**Objective**. Using the material below, print the line that contains "Write a web", the line that contains "return (700 - p)", and every line in between, exactly and nothing else.

Collection entries:
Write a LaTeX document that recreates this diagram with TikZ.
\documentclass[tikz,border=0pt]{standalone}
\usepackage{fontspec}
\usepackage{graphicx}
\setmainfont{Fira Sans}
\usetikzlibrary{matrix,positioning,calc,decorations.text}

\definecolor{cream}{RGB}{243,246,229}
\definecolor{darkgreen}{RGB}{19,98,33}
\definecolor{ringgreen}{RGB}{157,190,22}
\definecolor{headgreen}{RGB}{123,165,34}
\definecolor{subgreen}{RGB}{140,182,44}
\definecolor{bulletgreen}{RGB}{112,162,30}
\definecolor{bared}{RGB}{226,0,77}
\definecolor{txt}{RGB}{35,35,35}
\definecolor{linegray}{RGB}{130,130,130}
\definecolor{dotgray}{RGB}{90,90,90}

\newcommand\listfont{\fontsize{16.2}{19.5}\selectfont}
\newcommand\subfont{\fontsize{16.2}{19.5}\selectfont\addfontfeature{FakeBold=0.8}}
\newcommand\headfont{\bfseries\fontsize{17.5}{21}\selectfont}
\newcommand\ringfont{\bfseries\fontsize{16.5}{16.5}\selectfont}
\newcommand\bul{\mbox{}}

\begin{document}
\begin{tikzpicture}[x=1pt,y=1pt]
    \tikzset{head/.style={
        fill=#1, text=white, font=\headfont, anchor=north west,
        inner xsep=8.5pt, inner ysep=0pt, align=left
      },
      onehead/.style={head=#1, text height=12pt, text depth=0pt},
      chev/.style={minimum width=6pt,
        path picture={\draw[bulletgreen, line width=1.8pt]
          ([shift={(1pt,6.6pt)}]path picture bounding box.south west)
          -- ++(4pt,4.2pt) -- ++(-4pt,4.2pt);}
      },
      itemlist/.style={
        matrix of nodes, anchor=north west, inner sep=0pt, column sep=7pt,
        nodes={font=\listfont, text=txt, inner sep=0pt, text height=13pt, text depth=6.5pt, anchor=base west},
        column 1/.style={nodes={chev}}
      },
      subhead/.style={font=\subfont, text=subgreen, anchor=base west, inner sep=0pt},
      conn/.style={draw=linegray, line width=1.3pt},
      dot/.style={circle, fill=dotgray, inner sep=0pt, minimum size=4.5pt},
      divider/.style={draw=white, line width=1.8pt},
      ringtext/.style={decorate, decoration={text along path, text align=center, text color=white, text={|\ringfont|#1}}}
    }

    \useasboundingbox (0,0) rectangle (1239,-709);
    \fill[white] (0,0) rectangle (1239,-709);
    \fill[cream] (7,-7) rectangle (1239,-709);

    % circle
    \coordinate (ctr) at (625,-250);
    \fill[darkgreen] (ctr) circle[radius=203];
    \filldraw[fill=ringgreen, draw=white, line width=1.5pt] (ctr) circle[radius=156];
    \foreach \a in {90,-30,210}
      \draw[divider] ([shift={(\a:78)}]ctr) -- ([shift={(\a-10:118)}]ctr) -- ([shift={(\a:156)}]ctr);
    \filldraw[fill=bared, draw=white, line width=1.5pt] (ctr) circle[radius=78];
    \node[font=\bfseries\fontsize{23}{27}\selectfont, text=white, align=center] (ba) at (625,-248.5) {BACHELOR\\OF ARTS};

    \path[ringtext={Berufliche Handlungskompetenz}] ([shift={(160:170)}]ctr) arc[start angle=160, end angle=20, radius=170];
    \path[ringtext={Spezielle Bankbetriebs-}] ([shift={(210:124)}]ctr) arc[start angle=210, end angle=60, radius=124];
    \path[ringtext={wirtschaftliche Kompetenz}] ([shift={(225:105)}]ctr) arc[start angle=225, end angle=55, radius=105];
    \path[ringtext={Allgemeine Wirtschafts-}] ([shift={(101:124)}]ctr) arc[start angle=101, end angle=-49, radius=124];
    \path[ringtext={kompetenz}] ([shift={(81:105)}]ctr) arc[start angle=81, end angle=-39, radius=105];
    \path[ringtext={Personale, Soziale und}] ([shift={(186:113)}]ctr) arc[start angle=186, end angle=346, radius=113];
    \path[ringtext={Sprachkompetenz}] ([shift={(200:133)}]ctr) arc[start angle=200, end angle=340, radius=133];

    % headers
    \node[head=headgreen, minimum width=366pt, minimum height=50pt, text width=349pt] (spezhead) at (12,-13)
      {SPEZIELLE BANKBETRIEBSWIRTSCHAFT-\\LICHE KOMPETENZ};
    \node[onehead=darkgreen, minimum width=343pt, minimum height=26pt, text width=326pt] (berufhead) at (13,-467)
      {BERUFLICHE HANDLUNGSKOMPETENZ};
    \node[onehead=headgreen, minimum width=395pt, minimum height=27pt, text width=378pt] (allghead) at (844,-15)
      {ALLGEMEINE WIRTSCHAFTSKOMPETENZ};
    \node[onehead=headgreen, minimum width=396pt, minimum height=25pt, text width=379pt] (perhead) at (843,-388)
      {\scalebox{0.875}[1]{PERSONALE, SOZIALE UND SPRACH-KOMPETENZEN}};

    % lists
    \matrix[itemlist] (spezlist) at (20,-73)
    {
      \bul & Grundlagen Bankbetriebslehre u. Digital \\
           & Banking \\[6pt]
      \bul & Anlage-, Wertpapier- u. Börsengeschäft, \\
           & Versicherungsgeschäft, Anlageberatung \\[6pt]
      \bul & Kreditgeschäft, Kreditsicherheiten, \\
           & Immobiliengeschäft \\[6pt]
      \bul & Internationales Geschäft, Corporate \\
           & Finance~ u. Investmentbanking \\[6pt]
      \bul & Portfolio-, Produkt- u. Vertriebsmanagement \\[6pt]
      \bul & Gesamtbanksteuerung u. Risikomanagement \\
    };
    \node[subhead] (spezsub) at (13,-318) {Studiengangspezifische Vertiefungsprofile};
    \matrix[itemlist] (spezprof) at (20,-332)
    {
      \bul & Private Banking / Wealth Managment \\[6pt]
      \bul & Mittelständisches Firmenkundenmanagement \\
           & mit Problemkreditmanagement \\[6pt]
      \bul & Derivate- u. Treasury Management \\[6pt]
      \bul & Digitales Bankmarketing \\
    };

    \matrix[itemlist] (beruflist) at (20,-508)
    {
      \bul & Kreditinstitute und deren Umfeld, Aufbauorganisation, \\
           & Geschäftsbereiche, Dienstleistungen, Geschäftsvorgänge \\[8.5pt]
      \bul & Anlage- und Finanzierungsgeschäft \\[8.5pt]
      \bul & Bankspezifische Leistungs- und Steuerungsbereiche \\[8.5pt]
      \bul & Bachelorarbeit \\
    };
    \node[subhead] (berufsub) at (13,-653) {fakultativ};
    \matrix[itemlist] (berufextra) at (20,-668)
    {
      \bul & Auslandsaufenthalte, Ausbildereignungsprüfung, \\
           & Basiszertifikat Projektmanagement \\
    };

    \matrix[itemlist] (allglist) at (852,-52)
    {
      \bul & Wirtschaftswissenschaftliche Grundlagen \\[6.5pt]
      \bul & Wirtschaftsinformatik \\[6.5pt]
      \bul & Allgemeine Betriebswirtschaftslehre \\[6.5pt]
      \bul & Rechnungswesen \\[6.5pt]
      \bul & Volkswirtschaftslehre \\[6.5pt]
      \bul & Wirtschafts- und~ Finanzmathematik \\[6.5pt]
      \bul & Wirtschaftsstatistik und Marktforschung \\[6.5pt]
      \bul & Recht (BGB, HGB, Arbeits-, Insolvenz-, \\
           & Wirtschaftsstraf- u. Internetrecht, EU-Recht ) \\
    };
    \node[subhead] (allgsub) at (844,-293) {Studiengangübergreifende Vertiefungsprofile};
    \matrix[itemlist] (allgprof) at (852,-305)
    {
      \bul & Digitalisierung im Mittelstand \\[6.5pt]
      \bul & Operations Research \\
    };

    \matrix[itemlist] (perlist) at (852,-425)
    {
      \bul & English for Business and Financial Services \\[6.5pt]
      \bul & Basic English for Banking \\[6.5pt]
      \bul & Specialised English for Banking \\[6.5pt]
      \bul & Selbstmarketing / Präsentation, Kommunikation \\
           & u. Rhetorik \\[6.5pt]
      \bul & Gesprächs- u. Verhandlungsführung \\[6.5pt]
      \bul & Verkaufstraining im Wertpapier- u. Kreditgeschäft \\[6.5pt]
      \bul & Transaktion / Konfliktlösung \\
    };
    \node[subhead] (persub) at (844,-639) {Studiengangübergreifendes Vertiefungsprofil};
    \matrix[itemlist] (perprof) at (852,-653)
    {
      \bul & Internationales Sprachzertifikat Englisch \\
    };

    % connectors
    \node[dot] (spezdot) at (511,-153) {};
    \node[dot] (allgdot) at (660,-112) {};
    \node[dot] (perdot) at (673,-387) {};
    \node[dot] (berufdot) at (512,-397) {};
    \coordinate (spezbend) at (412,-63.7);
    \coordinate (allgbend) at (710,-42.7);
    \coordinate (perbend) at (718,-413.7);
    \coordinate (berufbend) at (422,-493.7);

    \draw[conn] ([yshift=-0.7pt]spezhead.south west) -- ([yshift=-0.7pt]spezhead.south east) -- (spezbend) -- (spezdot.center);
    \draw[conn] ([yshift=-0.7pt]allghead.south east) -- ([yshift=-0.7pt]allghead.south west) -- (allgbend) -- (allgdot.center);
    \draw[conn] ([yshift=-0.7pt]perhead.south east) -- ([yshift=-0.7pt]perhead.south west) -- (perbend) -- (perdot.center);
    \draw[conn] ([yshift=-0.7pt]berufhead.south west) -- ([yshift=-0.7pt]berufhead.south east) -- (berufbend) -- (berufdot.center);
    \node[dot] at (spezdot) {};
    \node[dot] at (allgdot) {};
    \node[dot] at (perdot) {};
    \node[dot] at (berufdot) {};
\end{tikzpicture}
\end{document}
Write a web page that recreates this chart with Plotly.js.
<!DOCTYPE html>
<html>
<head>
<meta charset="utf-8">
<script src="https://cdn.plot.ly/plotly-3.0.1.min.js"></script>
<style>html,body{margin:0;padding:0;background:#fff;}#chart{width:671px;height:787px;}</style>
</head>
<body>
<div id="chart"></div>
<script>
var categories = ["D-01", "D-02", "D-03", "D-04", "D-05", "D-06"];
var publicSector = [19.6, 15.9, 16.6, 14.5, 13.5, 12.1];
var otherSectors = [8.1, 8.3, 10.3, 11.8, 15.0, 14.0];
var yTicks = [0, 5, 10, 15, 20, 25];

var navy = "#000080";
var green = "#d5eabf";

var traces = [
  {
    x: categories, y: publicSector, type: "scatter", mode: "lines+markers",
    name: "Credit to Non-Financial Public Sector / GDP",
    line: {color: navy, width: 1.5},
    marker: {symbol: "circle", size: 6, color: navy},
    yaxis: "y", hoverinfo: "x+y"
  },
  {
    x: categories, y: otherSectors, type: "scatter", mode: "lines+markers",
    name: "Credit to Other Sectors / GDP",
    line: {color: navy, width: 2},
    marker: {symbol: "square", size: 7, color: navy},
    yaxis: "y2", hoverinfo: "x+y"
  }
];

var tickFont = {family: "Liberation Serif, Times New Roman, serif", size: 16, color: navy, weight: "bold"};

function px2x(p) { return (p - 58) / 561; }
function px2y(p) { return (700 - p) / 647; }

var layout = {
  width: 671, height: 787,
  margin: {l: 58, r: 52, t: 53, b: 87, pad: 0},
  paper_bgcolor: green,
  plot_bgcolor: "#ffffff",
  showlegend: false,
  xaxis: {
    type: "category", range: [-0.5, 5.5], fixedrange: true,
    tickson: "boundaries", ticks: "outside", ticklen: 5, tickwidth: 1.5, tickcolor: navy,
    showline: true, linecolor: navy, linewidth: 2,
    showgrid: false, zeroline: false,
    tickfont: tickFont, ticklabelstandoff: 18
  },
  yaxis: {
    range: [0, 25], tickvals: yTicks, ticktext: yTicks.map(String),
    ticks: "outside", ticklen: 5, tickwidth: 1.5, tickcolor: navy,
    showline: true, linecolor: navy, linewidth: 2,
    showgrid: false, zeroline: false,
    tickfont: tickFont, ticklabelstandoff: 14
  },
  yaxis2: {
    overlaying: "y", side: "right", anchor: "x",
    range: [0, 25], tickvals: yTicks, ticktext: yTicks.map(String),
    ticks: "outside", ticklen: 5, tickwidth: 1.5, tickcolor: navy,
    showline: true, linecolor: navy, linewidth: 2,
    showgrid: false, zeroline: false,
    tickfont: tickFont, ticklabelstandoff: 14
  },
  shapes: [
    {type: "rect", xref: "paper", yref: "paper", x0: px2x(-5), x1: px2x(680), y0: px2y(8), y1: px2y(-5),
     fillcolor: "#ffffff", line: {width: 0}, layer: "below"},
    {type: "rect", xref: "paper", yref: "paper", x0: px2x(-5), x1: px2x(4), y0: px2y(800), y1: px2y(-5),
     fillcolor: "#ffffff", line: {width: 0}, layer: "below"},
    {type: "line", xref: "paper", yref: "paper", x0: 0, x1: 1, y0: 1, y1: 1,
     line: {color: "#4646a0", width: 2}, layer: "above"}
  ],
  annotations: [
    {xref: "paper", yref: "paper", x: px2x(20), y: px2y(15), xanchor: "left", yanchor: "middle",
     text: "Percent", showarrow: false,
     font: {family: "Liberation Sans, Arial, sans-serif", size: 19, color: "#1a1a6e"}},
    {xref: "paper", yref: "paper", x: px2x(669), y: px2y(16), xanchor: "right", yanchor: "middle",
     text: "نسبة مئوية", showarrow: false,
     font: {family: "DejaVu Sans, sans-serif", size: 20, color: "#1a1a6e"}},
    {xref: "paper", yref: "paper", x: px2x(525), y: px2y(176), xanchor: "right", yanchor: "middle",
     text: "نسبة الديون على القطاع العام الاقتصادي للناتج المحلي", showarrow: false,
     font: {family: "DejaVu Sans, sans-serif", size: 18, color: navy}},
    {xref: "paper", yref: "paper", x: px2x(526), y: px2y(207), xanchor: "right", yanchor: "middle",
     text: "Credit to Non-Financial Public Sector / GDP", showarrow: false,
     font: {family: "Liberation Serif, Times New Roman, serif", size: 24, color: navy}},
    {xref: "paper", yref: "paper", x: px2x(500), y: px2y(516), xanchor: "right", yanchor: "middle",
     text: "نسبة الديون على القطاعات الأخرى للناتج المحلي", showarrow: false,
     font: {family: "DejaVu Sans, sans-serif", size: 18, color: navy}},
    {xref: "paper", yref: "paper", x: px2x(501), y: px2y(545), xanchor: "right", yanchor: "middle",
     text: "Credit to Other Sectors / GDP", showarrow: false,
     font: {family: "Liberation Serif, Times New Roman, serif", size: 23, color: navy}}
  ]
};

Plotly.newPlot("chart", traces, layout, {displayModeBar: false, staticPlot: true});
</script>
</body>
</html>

**Written response**.
Write a web page that recreates this chart with Plotly.js.
<!DOCTYPE html>
<html>
<head>
<meta charset="utf-8">
<script src="https://cdn.plot.ly/plotly-3.0.1.min.js"></script>
<style>html,body{margin:0;padding:0;background:#fff;}#chart{width:671px;height:787px;}</style>
</head>
<body>
<div id="chart"></div>
<script>
var categories = ["D-01", "D-02", "D-03", "D-04", "D-05", "D-06"];
var publicSector = [19.6, 15.9, 16.6, 14.5, 13.5, 12.1];
var otherSectors = [8.1, 8.3, 10.3, 11.8, 15.0, 14.0];
var yTicks = [0, 5, 10, 15, 20, 25];

var navy = "#000080";
var green = "#d5eabf";

var traces = [
  {
    x: categories, y: publicSector, type: "scatter", mode: "lines+markers",
    name: "Credit to Non-Financial Public Sector / GDP",
    line: {color: navy, width: 1.5},
    marker: {symbol: "circle", size: 6, color: navy},
    yaxis: "y", hoverinfo: "x+y"
  },
  {
    x: categories, y: otherSectors, type: "scatter", mode: "lines+markers",
    name: "Credit to Other Sectors / GDP",
    line: {color: navy, width: 2},
    marker: {symbol: "square", size: 7, color: navy},
    yaxis: "y2", hoverinfo: "x+y"
  }
];

var tickFont = {family: "Liberation Serif, Times New Roman, serif", size: 16, color: navy, weight: "bold"};

function px2x(p) { return (p - 58) / 561; }
function px2y(p) { return (700 - p) / 647; }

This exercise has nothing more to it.